-- STORED RECORDS start --
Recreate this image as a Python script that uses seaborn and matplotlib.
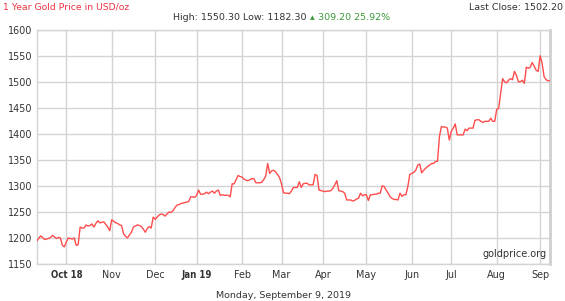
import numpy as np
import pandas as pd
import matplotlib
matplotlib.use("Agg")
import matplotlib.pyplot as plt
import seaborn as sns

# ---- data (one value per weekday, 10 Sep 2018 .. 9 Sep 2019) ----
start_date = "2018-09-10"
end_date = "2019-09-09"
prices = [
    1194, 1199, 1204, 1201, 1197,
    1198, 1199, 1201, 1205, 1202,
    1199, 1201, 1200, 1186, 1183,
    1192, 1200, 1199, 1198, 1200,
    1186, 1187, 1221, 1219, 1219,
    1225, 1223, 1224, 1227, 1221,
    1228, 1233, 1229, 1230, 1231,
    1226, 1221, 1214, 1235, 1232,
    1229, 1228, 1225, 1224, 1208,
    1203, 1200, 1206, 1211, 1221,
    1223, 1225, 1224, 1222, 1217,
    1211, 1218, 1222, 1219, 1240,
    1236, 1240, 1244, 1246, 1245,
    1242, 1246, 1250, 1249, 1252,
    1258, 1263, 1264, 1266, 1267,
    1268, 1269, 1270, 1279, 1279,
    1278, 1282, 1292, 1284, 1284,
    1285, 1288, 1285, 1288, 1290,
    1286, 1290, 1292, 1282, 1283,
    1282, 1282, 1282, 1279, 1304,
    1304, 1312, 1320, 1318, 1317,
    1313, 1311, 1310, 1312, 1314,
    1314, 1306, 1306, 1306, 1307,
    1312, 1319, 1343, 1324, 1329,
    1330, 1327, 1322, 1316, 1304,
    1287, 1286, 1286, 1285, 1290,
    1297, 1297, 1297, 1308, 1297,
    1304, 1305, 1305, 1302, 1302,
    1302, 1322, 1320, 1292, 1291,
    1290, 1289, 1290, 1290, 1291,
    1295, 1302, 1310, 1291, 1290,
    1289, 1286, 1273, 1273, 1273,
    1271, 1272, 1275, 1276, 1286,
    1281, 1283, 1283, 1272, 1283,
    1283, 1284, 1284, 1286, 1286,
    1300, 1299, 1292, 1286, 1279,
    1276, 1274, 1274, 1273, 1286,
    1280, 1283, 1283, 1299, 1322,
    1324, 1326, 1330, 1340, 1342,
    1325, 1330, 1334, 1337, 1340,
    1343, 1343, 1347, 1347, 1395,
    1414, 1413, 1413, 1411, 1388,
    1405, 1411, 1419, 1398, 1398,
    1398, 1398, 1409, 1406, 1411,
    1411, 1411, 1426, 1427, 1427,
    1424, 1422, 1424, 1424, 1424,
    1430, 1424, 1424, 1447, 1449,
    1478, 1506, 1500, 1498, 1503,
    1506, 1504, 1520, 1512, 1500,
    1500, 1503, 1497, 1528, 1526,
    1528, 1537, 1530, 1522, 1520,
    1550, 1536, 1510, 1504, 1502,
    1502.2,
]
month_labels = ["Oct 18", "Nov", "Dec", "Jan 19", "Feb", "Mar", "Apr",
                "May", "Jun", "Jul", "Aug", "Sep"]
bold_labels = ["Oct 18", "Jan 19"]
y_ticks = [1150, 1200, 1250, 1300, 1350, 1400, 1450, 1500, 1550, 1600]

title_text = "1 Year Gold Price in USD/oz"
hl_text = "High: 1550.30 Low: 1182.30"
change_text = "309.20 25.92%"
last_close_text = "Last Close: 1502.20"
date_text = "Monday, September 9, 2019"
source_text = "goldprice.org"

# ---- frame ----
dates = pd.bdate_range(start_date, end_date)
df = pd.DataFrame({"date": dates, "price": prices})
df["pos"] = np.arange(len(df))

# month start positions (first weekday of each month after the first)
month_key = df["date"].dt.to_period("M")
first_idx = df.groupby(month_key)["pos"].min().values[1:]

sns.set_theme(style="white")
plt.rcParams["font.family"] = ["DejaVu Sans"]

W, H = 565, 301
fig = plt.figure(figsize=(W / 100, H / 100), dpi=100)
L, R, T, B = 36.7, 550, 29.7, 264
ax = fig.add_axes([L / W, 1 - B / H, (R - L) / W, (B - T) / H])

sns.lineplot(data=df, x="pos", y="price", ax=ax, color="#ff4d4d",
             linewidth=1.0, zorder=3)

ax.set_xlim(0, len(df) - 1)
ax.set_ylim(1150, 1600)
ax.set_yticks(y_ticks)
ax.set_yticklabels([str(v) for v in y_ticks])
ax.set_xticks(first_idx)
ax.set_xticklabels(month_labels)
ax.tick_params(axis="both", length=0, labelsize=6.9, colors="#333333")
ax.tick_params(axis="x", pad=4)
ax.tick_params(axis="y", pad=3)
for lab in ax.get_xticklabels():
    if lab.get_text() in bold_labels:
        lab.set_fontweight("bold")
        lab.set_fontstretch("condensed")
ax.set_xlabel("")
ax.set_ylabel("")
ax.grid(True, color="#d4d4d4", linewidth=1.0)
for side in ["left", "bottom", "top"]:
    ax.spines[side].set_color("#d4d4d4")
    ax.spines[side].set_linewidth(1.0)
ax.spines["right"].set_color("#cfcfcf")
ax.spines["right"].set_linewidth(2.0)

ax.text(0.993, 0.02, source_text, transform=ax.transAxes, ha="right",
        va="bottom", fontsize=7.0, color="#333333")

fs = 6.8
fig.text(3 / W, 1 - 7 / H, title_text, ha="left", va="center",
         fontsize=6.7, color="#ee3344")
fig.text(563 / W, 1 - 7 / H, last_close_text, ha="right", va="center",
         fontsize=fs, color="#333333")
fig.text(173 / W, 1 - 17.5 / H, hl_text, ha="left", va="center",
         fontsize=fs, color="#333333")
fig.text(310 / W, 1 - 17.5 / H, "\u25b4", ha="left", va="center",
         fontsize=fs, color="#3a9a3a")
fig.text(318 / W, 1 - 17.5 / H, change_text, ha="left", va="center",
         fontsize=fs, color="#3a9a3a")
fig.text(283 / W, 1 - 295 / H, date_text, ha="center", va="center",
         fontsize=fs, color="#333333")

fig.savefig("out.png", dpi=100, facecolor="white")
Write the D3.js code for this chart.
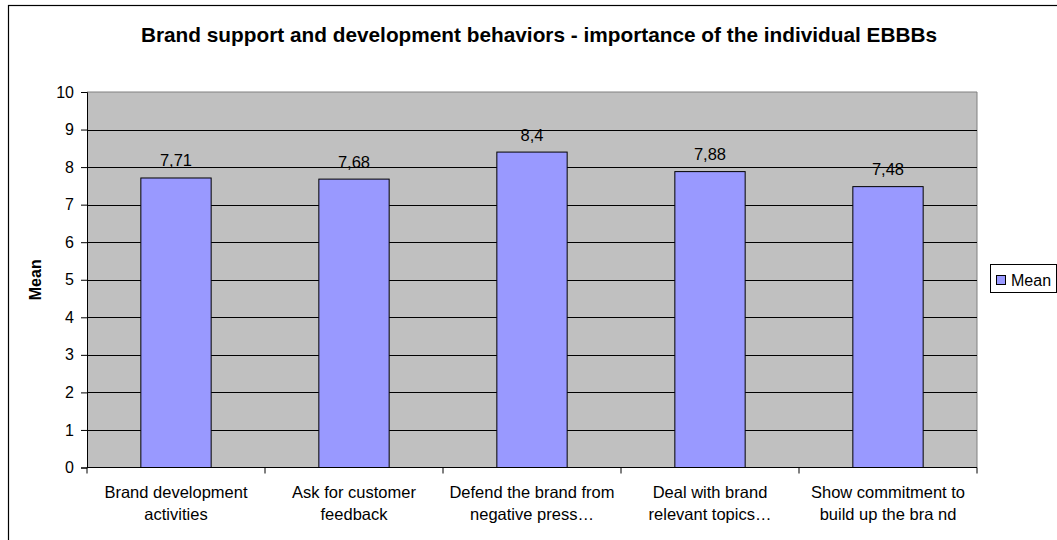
-- STORED RECORDS end --
__EXERCISE INSTRUCTIONS__. Transcribe all of the entries word for word, but skip any pictures they contain.

__PROBLEM SOLUTION__.
Recreate this image as a Python script that uses seaborn and matplotlib.
import numpy as np
import pandas as pd
import matplotlib
matplotlib.use("Agg")
import matplotlib.pyplot as plt
import seaborn as sns

# ---- data (one value per weekday, 10 Sep 2018 .. 9 Sep 2019) ----
start_date = "2018-09-10"
end_date = "2019-09-09"
prices = [
    1194, 1199, 1204, 1201, 1197,
    1198, 1199, 1201, 1205, 1202,
    1199, 1201, 1200, 1186, 1183,
    1192, 1200, 1199, 1198, 1200,
    1186, 1187, 1221, 1219, 1219,
    1225, 1223, 1224, 1227, 1221,
    1228, 1233, 1229, 1230, 1231,
    1226, 1221, 1214, 1235, 1232,
    1229, 1228, 1225, 1224, 1208,
    1203, 1200, 1206, 1211, 1221,
    1223, 1225, 1224, 1222, 1217,
    1211, 1218, 1222, 1219, 1240,
    1236, 1240, 1244, 1246, 1245,
    1242, 1246, 1250, 1249, 1252,
    1258, 1263, 1264, 1266, 1267,
    1268, 1269, 1270, 1279, 1279,
    1278, 1282, 1292, 1284, 1284,
    1285, 1288, 1285, 1288, 1290,
    1286, 1290, 1292, 1282, 1283,
    1282, 1282, 1282, 1279, 1304,
    1304, 1312, 1320, 1318, 1317,
    1313, 1311, 1310, 1312, 1314,
    1314, 1306, 1306, 1306, 1307,
    1312, 1319, 1343, 1324, 1329,
    1330, 1327, 1322, 1316, 1304,
    1287, 1286, 1286, 1285, 1290,
    1297, 1297, 1297, 1308, 1297,
    1304, 1305, 1305, 1302, 1302,
    1302, 1322, 1320, 1292, 1291,
    1290, 1289, 1290, 1290, 1291,
    1295, 1302, 1310, 1291, 1290,
    1289, 1286, 1273, 1273, 1273,
    1271, 1272, 1275, 1276, 1286,
    1281, 1283, 1283, 1272, 1283,
    1283, 1284, 1284, 1286, 1286,
    1300, 1299, 1292, 1286, 1279,
    1276, 1274, 1274, 1273, 1286,
    1280, 1283, 1283, 1299, 1322,
    1324, 1326, 1330, 1340, 1342,
    1325, 1330, 1334, 1337, 1340,
    1343, 1343, 1347, 1347, 1395,
    1414, 1413, 1413, 1411, 1388,
    1405, 1411, 1419, 1398, 1398,
    1398, 1398, 1409, 1406, 1411,
    1411, 1411, 1426, 1427, 1427,
    1424, 1422, 1424, 1424, 1424,
    1430, 1424, 1424, 1447, 1449,
    1478, 1506, 1500, 1498, 1503,
    1506, 1504, 1520, 1512, 1500,
    1500, 1503, 1497, 1528, 1526,
    1528, 1537, 1530, 1522, 1520,
    1550, 1536, 1510, 1504, 1502,
    1502.2,
]
month_labels = ["Oct 18", "Nov", "Dec", "Jan 19", "Feb", "Mar", "Apr",
                "May", "Jun", "Jul", "Aug", "Sep"]
bold_labels = ["Oct 18", "Jan 19"]
y_ticks = [1150, 1200, 1250, 1300, 1350, 1400, 1450, 1500, 1550, 1600]

title_text = "1 Year Gold Price in USD/oz"
hl_text = "High: 1550.30 Low: 1182.30"
change_text = "309.20 25.92%"
last_close_text = "Last Close: 1502.20"
date_text = "Monday, September 9, 2019"
source_text = "goldprice.org"

# ---- frame ----
dates = pd.bdate_range(start_date, end_date)
df = pd.DataFrame({"date": dates, "price": prices})
df["pos"] = np.arange(len(df))

# month start positions (first weekday of each month after the first)
month_key = df["date"].dt.to_period("M")
first_idx = df.groupby(month_key)["pos"].min().values[1:]

sns.set_theme(style="white")
plt.rcParams["font.family"] = ["DejaVu Sans"]

W, H = 565, 301
fig = plt.figure(figsize=(W / 100, H / 100), dpi=100)
L, R, T, B = 36.7, 550, 29.7, 264
ax = fig.add_axes([L / W, 1 - B / H, (R - L) / W, (B - T) / H])

sns.lineplot(data=df, x="pos", y="price", ax=ax, color="#ff4d4d",
             linewidth=1.0, zorder=3)

ax.set_xlim(0, len(df) - 1)
ax.set_ylim(1150, 1600)
ax.set_yticks(y_ticks)
ax.set_yticklabels([str(v) for v in y_ticks])
ax.set_xticks(first_idx)
ax.set_xticklabels(month_labels)
ax.tick_params(axis="both", length=0, labelsize=6.9, colors="#333333")
ax.tick_params(axis="x", pad=4)
ax.tick_params(axis="y", pad=3)
for lab in ax.get_xticklabels():
    if lab.get_text() in bold_labels:
        lab.set_fontweight("bold")
        lab.set_fontstretch("condensed")
ax.set_xlabel("")
ax.set_ylabel("")
ax.grid(True, color="#d4d4d4", linewidth=1.0)
for side in ["left", "bottom", "top"]:
    ax.spines[side].set_color("#d4d4d4")
    ax.spines[side].set_linewidth(1.0)
ax.spines["right"].set_color("#cfcfcf")
ax.spines["right"].set_linewidth(2.0)

ax.text(0.993, 0.02, source_text, transform=ax.transAxes, ha="right",
        va="bottom", fontsize=7.0, color="#333333")

fs = 6.8
fig.text(3 / W, 1 - 7 / H, title_text, ha="left", va="center",
         fontsize=6.7, color="#ee3344")
fig.text(563 / W, 1 - 7 / H, last_close_text, ha="right", va="center",
         fontsize=fs, color="#333333")
fig.text(173 / W, 1 - 17.5 / H, hl_text, ha="left", va="center",
         fontsize=fs, color="#333333")
fig.text(310 / W, 1 - 17.5 / H, "\u25b4", ha="left", va="center",
         fontsize=fs, color="#3a9a3a")
fig.text(318 / W, 1 - 17.5 / H, change_text, ha="left", va="center",
         fontsize=fs, color="#3a9a3a")
fig.text(283 / W, 1 - 295 / H, date_text, ha="center", va="center",
         fontsize=fs, color="#333333")

fig.savefig("out.png", dpi=100, facecolor="white")
Write the D3.js code for this chart.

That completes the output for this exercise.